Thanks for letting me know about the issue. I was searching in Github, but somehow missed it. Any ETA for this feature? If I could be of any help let me know.

@mmww I just opened up a PR that adds support! This should most likely be merged by EOD, at which point you’ll be able to try out a master commit or nightly wheel.

2 Likes

Hi again @Clark_Zinzow

Sorry to bother you, but I tried to use the resources requirements when running ray.init() as local.

I tried the code from your example here ray/dask_ray_annotate_example.py at master · ray-project/ray · GitHub but to my surprise Ray/Dask seems not to respect the resources requirements.
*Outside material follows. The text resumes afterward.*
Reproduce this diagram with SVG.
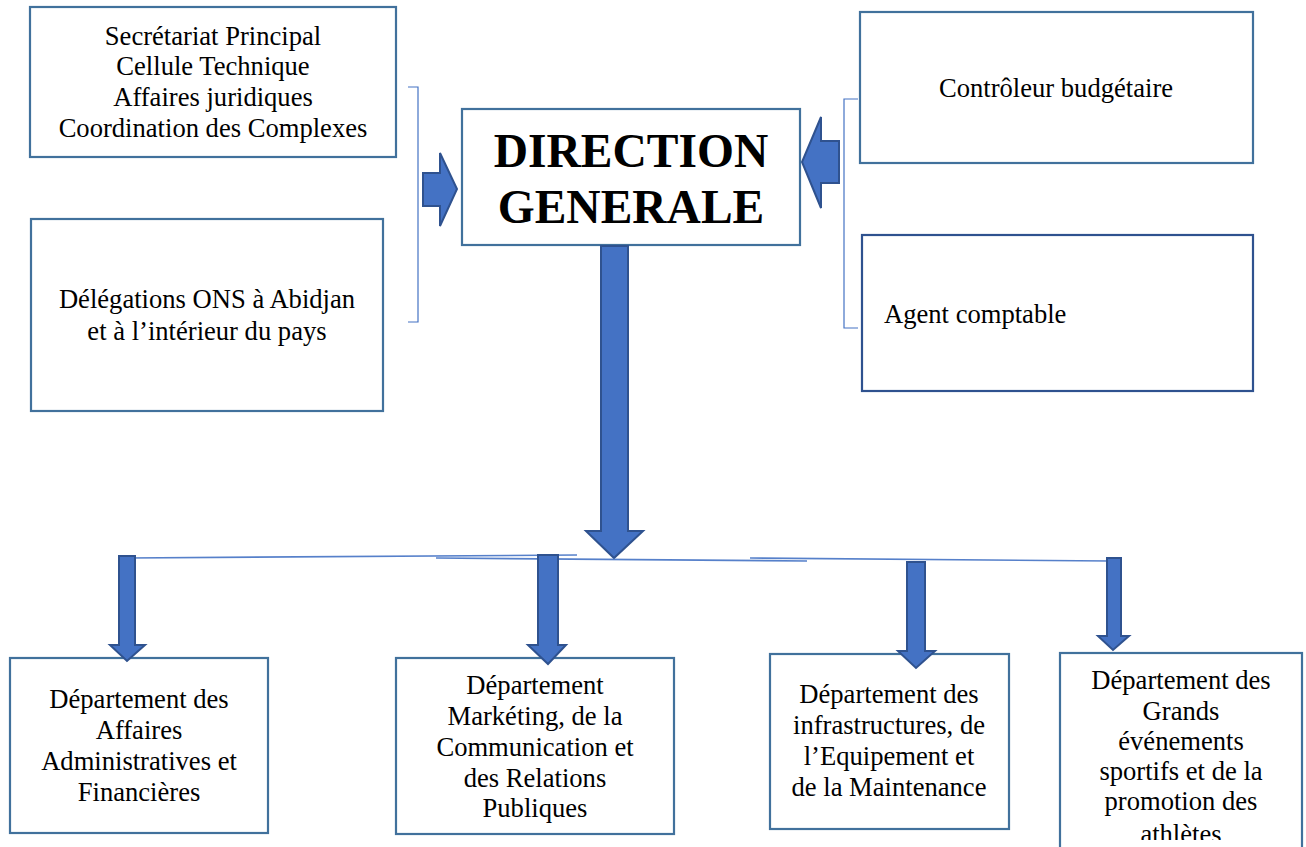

Here is my exact code I used

import ray
from ray.util.dask import enable_dask_on_ray
import dask
import dask.array as da

ray.init(num_cpus=2, resources={'custom_resource': 1, 'other_custom_resource': 1, 'another_custom_resource': 1})
enable_dask_on_ray()

with dask.annotate(
    ray_remote_args=dict(num_cpus=2, resources={"custom_resource": 10})
):
    d_arr = da.ones(100)

with dask.annotate(ray_remote_args=dict(resources={"other_custom_resource": 10})):
    d_arr = 2 * d_arr

sum_ = d_arr.sum()

result = sum_.compute(
    ray_remote_args=dict(max_retries=5, resources={"another_custom_resource": 10}),
    optimize_graph=False,
)
print(result)
# 200
ray.shutdown()

The code works and none framework is complaining about insufficient resources.

Should the annotations work in ray.init local mode? I would expect the code above to fail, as there is only 1 piece of each resource, while each operation requires at least 10. Am I missing something?

EDIT:
Also after specifying the resources in ray.init() and then running ray.available_resources() I can see that the resources are added to Ray and visible.